>>>
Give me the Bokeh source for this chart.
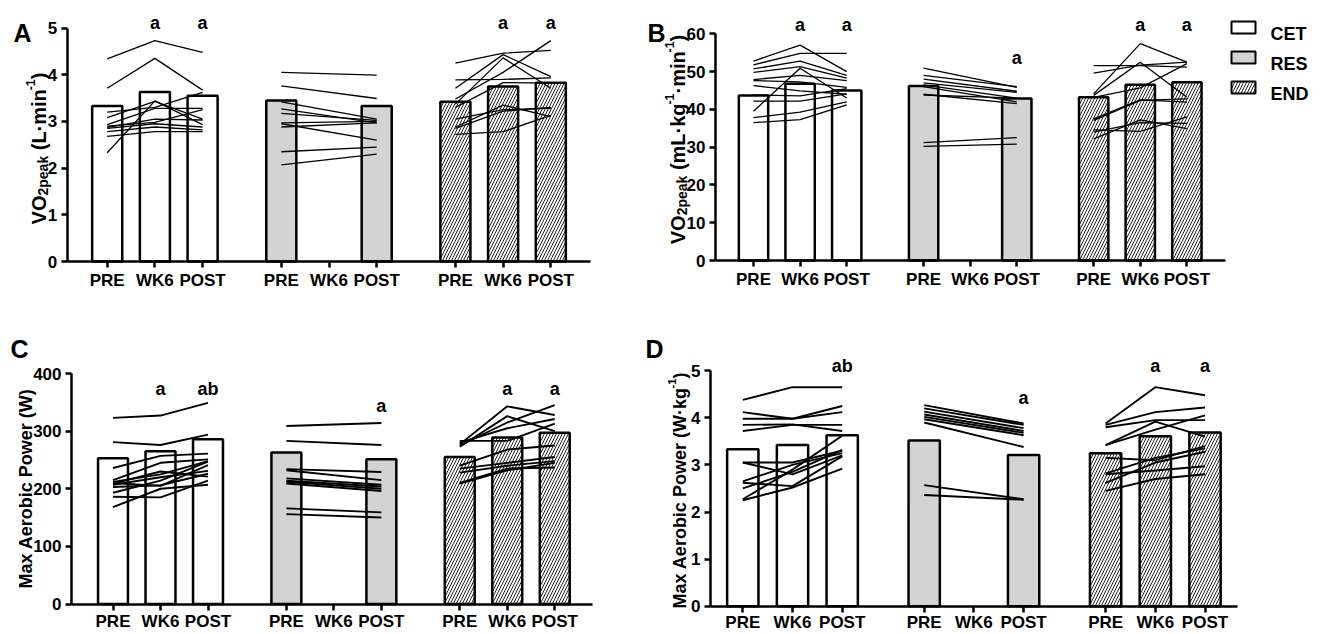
import math
from bokeh.plotting import figure
from bokeh.layouts import column, row
from bokeh.models import Range1d, FixedTicker
from bokeh.core.properties import value
from bokeh.embed import file_html
from bokeh.resources import INLINE

# ---------------- data ----------------
TIMES = ["PRE", "WK6", "POST"]
GROUPS = ["CET", "RES", "END"]
CET_TIMES = [0, 1, 2]
RES_TIMES = [0, 2]          # RES has no WK6 test
END_TIMES = [0, 1, 2]

# Panel A: VO2peak (L/min)
A_CET_MEAN = [3.33, 3.63, 3.55]
A_RES_MEAN = [3.45, 3.33]
A_END_MEAN = [3.42, 3.75, 3.83]
A_CET_SUBJ = [[4.34, 4.73, 4.48], [3.71, 4.35, 3.67], [2.33, 3.44, 2.93], [3.20, 3.30, 3.62],
              [3.08, 3.43, 3.05], [2.93, 3.28, 3.28], [2.90, 2.98, 3.25], [2.87, 3.05, 3.03],
              [2.85, 2.95, 2.88], [2.78, 2.88, 2.82], [2.68, 2.78, 2.78]]
A_RES_SUBJ = [[4.05, 3.99], [3.76, 3.49], [3.42, 3.05], [3.27, 2.97], [3.17, 3.02],
              [2.97, 3.00], [2.95, 2.60], [2.88, 2.97], [2.35, 2.45], [2.07, 2.30]]
A_END_SUBJ = [[4.25, 4.46, 4.52], [3.89, 3.90, 3.93], [3.71, 4.43, 3.96], [3.48, 4.05, 4.73],
              [3.37, 4.36, 3.71], [3.30, 3.83, 3.82], [3.05, 3.25, 3.28], [2.88, 3.35, 3.10],
              [2.85, 3.22, 3.30], [2.72, 2.78, 3.13]]
A_SIG = [(0, 1, "a"), (0, 2, "a"), (2, 1, "a"), (2, 2, "a")]

# Panel B: VO2peak (mL/kg/min)
B_CET_MEAN = [43.7, 46.8, 45.0]
B_RES_MEAN = [46.2, 42.9]
B_END_MEAN = [43.2, 46.5, 47.2]
B_CET_SUBJ = [[52.8, 57.0, 50.0], [51.8, 54.8, 54.8], [50.7, 52.8, 49.0], [49.8, 51.3, 48.3],
              [47.9, 49.0, 47.6], [47.6, 47.3, 45.8], [46.3, 44.9, 44.0], [39.5, 50.9, 43.0],
              [43.8, 43.6, 45.5], [42.2, 42.2, 44.1], [37.8, 39.3, 42.0], [36.5, 37.3, 41.2]]
B_RES_SUBJ = [[50.9, 45.8], [49.0, 46.0], [48.0, 44.8], [47.0, 44.5], [46.5, 43.0],
              [46.0, 42.0], [44.0, 41.5], [43.8, 43.0], [31.2, 32.5], [30.2, 30.8]]
B_END_SUBJ = [[51.6, 51.6, 51.2], [49.6, 51.7, 52.5], [44.1, 57.4, 52.5], [43.7, 52.5, 43.2],
              [43.2, 45.7, 52.1], [37.1, 42.4, 42.8], [37.5, 42.5, 41.9], [34.6, 34.2, 38.0],
              [32.2, 37.2, 34.9], [34.0, 36.5, 36.3]]
B_SIG = [(0, 1, "a"), (0, 2, "a"), (1, 2, "a"), (2, 1, "a"), (2, 2, "a")]

# Panel C: Max Aerobic Power (W)
C_CET_MEAN = [253, 265, 286]
C_RES_MEAN = [263, 251]
C_END_MEAN = [255, 289, 297]
C_CET_SUBJ = [[323, 327, 349], [281, 276, 294], [236, 257, 261], [215, 245, 251],
              [212, 225, 248], [210, 205, 241], [207, 220, 231], [203, 206, 226],
              [193, 214, 247], [186, 185, 214], [168, 200, 207], [209, 230, 221]]
C_RES_SUBJ = [[309, 314], [283, 276], [234, 229], [232, 215], [218, 207],
              [214, 204], [212, 200], [209, 196], [166, 159], [156, 150]]
C_END_SUBJ = [[283, 283, 313], [277, 343, 328], [273, 326, 300], [275, 315, 345],
              [280, 305, 321], [240, 268, 275], [235, 245, 255], [228, 240, 248],
              [210, 235, 237], [209, 232, 245]]
C_SIG = [(0, 1, "a"), (0, 2, "ab"), (1, 2, "a"), (2, 1, "a"), (2, 2, "a")]

# Panel D: Max Aerobic Power (W/kg)
D_CET_MEAN = [3.33, 3.42, 3.63]
D_RES_MEAN = [3.52, 3.21]
D_END_MEAN = [3.25, 3.61, 3.69]
D_CET_SUBJ = [[4.38, 4.65, 4.65], [4.12, 3.98, 4.25], [3.98, 3.98, 4.12], [3.85, 3.86, 3.72],
              [3.72, 3.85, 3.85], [3.05, 3.05, 3.30], [3.05, 2.80, 3.20], [2.65, 3.00, 3.25],
              [2.62, 2.55, 3.18], [2.50, 2.85, 3.32], [2.25, 2.52, 2.92], [2.27, 2.90, 3.62]]
D_RES_SUBJ = [[4.27, 3.88], [4.20, 3.85], [4.13, 3.78], [4.07, 3.72], [4.02, 3.68],
              [3.97, 3.63], [3.90, 3.38], [2.57, 2.27], [2.36, 2.26]]
D_END_SUBJ = [[3.88, 4.65, 4.48], [3.85, 4.12, 4.22], [3.80, 3.95, 3.95], [3.42, 3.92, 3.60],
              [3.42, 3.75, 4.05], [3.15, 3.10, 3.40], [2.82, 3.15, 3.35], [2.80, 2.88, 2.97],
              [2.62, 3.05, 3.28], [2.45, 2.70, 2.80]]
D_SIG = [(0, 2, "ab"), (1, 2, "a"), (2, 1, "a"), (2, 2, "a")]

# ---------------- layout / style ----------------
FONT = "Liberation Sans"
GROUP_OFFSET = 3.65
BAR_WIDTH = 0.63
NB = "\u00a0"   # non-breaking space (SVG collapses plain leading spaces)

AW = {' ': 278, NB: 278, '(': 333, ')': 333, '-': 333, '\u00b7': 278, 'A': 722, 'L': 611,
      'M': 833, 'O': 778, 'P': 667, 'V': 667, 'W': 944, 'a': 556, 'b': 611, 'c': 556,
      'e': 556, 'g': 611, 'i': 278, 'k': 556, 'm': 889, 'n': 611, 'o': 611, 'p': 611,
      'r': 389, 'w': 778, 'x': 556}


def text_width(s, size):
    return sum(AW.get(c, 556) for c in s) * size / 1000.0


def xpos(g, t):
    return round(g * GROUP_OFFSET + t, 4)


def make_panel(sp):
    pre, slot, y0, ppu = sp["pre"], sp["slot"], sp["y0"], sp["ppu"]
    fx0, fx1, fy0, fy1 = sp["extent"]

    def X(r):
        return (r - pre) / slot

    def Y(r):
        return (y0 - r) / ppu

    p = figure(width=int(fx1 - fx0), height=int(fy1 - fy0),
               x_range=Range1d(X(fx0), X(fx1)), y_range=Range1d(Y(fy1), Y(fy0)),
               output_backend="svg", toolbar_location=None, min_border=0)
    p.outline_line_color = None
    p.grid.visible = False
    p.background_fill_color = "white"
    p.border_fill_color = "white"

    times = [CET_TIMES, RES_TIMES, END_TIMES]
    styles = [dict(fill_color="white"),
              dict(fill_color="#d3d3d3"),
              dict(fill_color="white", hatch_pattern="/", hatch_scale=6.0,
                   hatch_weight=1.0, hatch_color="#222222")]
    for g in range(3):
        p.vbar(x=[xpos(g, t) for t in times[g]], top=sp["means"][g], bottom=0,
               width=BAR_WIDTH, line_color="black", line_width=2.5, **styles[g])
    for g in range(3):
        subj = sp["subjects"][g]
        p.multi_line(xs=[[xpos(g, t) for t in times[g]] for _ in subj], ys=subj,
                     line_color="black", line_width=sp["lw"])

    # axes
    ticks = [xpos(g, t) for g in range(3) for t in range(3)]
    xa = p.xaxis[0]
    xa.ticker = FixedTicker(ticks=ticks)
    xa.major_label_overrides = {xpos(g, t): TIMES[t] for g in range(3) for t in range(3)}
    xa.bounds = (X(sp["ax_x"]), X(sp["ax_end"]))
    xa.fixed_location = 0
    ya = p.yaxis[0]
    ya.ticker = FixedTicker(ticks=list(range(0, sp["ymax"] + 1, sp["ystep"])))
    ya.bounds = (0, sp["ymax"])
    ya.fixed_location = X(sp["ax_x"])
    for ax in (xa, ya):
        ax.axis_line_width = 2.5
        ax.axis_line_color = "black"
        ax.major_tick_line_width = 2.5
        ax.major_tick_line_color = "black"
        ax.major_tick_out = 6
        ax.major_tick_in = 0
        ax.minor_tick_line_color = None
        ax.major_label_text_font = FONT
        ax.major_label_text_font_style = "bold"
        ax.major_label_text_font_size = "17px"
        ax.major_label_text_color = "black"
    xa.major_label_standoff = sp["xstand"]
    ya.major_label_standoff = 4

    # significance letters
    sx, sy, st = [], [], []
    for (g, t, s), base in zip(sp["sig"], sp["sig_base"]):
        sx.append(xpos(g, t))
        sy.append(Y(base))
        st.append(s)
    p.text(x=sx, y=sy, text=st, text_font=value(FONT), text_font_style="bold",
           text_font_size="18px", text_align="center", text_baseline="alphabetic",
           text_color="black")

    # panel letter
    lx, ly = sp["letter_pos"]
    p.text(x=[X(lx)], y=[Y(ly)], text=[sp["letter"]], text_font=value(FONT),
           text_font_style="bold", text_font_size="25px", text_align="left",
           text_baseline="alphabetic", text_color="black")

    # rotated y-axis title built from pieces (sub/superscripts)
    size = sp["ysize"]
    pieces = sp["ylabel"]
    sizes = {"n": size, "sub": size * 0.7, "sup": size * 0.62}
    shift = {"n": 0.0, "sub": size * 0.24, "sup": -size * 0.42}
    total = sum(text_width(s, sizes[k]) for s, k in pieces)
    bx, cy = sp["ylabel_pos"]
    cum = 0.0
    for s, k in pieces:
        p.text(x=[X(bx + shift[k])], y=[Y(cy + total / 2 - cum)], text=[s], angle=math.pi / 2,
               text_font=value(FONT), text_font_style="bold",
               text_font_size=f"{sizes[k]:.1f}px", text_align="left",
               text_baseline="alphabetic", text_color="black")
        cum += text_width(s, sizes[k])

    # legend (panel B)
    if sp.get("legend"):
        centers = [27, 57, 87]
        for g in range(3):
            p.rect(x=[X(1243)], y=[Y(centers[g])], width=24, height=12,
                   width_units="screen", height_units="screen",
                   line_color="black", line_width=2, **styles[g])
        p.text(x=[X(1270)] * 3, y=[Y(c + 6.4) for c in centers], text=GROUPS,
               text_font=value(FONT), text_font_style="bold", text_font_size="18px",
               text_align="left", text_baseline="alphabetic", text_color="black")
    return p


VO_SUB = [("VO", "n"), ("2peak", "sub")]

panels = [
    dict(extent=(0, 640, 0, 317), pre=106.7, slot=47.7, ax_x=66.7, ax_end=590,
         y0=261, ppu=46.7, ymax=5, ystep=1, lw=1.3, xstand=3,
         means=[A_CET_MEAN, A_RES_MEAN, A_END_MEAN],
         subjects=[A_CET_SUBJ, A_RES_SUBJ, A_END_SUBJ],
         sig=A_SIG, sig_base=[22, 22, 22, 22], letter="A", letter_pos=(13, 32),
         ylabel=VO_SUB + [(NB + "(L\u00b7min", "n"), ("-1", "sup"), (")", "n")],
         ysize=20, ylabel_pos=(38, 148)),
    dict(extent=(640, 1320, 0, 317), pre=753, slot=46.6, ax_x=715, ax_end=1225,
         y0=260, ppu=3.778, ymax=60, ystep=10, lw=1.3, xstand=3,
         means=[B_CET_MEAN, B_RES_MEAN, B_END_MEAN],
         subjects=[B_CET_SUBJ, B_RES_SUBJ, B_END_SUBJ],
         sig=B_SIG, sig_base=[24, 24, 57, 24, 24], letter="B", letter_pos=(647, 32),
         ylabel=VO_SUB + [(NB + "(mL\u00b7kg", "n"), ("-1", "sup"), ("\u00b7min", "n"),
                          ("-1", "sup"), (")", "n")],
         ysize=20, ylabel_pos=(677, 139), legend=True),
    dict(extent=(0, 640, 317, 634), pre=112.5, slot=47.5, ax_x=71, ax_end=592,
         y0=603.5, ppu=0.57625, ymax=400, ystep=100, lw=1.9, xstand=2,
         means=[C_CET_MEAN, C_RES_MEAN, C_END_MEAN],
         subjects=[C_CET_SUBJ, C_RES_SUBJ, C_END_SUBJ],
         sig=C_SIG, sig_base=[388, 388, 405, 388, 388], letter="C", letter_pos=(10, 348),
         ylabel=[("Max Aerobic Power (W)", "n")],
         ysize=18, ylabel_pos=(25, 488)),
    dict(extent=(640, 1320, 317, 634), pre=742.3, slot=49.7, ax_x=710, ax_end=1236.7,
         y0=605.7, ppu=47.1, ymax=5, ystep=1, lw=1.9, xstand=1,
         means=[D_CET_MEAN, D_RES_MEAN, D_END_MEAN],
         subjects=[D_CET_SUBJ, D_RES_SUBJ, D_END_SUBJ],
         sig=D_SIG, sig_base=[365, 397, 365, 365], letter="D", letter_pos=(645, 348),
         ylabel=[("Max Aerobic Power (W\u00b7kg", "n"), ("-1", "sup"), (")", "n")],
         ysize=18, ylabel_pos=(679, 490)),
]

figs = [make_panel(sp) for sp in panels]
layout = column(row(figs[0], figs[1]), row(figs[2], figs[3]))

with open("out.html", "w") as f:
    f.write(file_html(layout, INLINE))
<<<
Write out exactly the opening lines of the data, stopping after the line that holds "END_TIMES = [0, 1, 2]". Exclude pictures.

Give me the Bokeh source for this chart.
import math
from bokeh.plotting import figure
from bokeh.layouts import column, row
from bokeh.models import Range1d, FixedTicker
from bokeh.core.properties import value
from bokeh.embed import file_html
from bokeh.resources import INLINE

# ---------------- data ----------------
TIMES = ["PRE", "WK6", "POST"]
GROUPS = ["CET", "RES", "END"]
CET_TIMES = [0, 1, 2]
RES_TIMES = [0, 2]          # RES has no WK6 test
END_TIMES = [0, 1, 2]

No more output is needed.